Wynn also facilitated the international transfer of money and conducted other financial transactions for resort patrons whose activity should have triggered the filing of suspicious activity reports. For example, in 2018, Wynn facilitated financial transactions worth approximately $1.4 million for an individual who two years earlier had been publicly linked to proxy gambling and a year earlier, while in the company of the president of marketing of a Wynn international affiliate, was denied entry to the United States because of suspected associations with a criminal organization.
In another instance, Wynn allowed and did not report transactions involving millions of dollars by an individual who, according to publicly available information, had spent six years in prison in China for conducting unauthorized international monetary transactions and violations of other financial laws.

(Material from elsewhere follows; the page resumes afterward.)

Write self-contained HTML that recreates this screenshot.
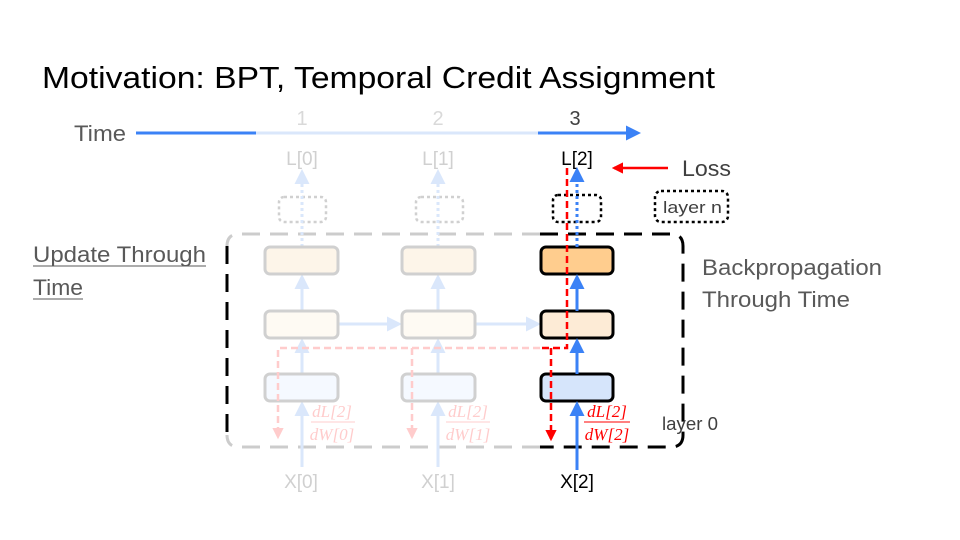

Wynn officials acknowledged that all employees and executives who had been a part of the scheme were no longer with the company, including former Chairman and CEO Steve Wynn who resigned in 2018 over a sexual harassment scandal. Steve Wynn has never admitted to harassing anyone but he and the company he formerly led has paid millions of dollars in fines to gaming regulators in Nevada and Massachusetts where the company operates Encore Boston Harbor.
With the resolution of the illegal money transferring case, company officials said all legal matters relating to Steve Wynn’s company oversight have been resolved and the company now intends to focus on the future.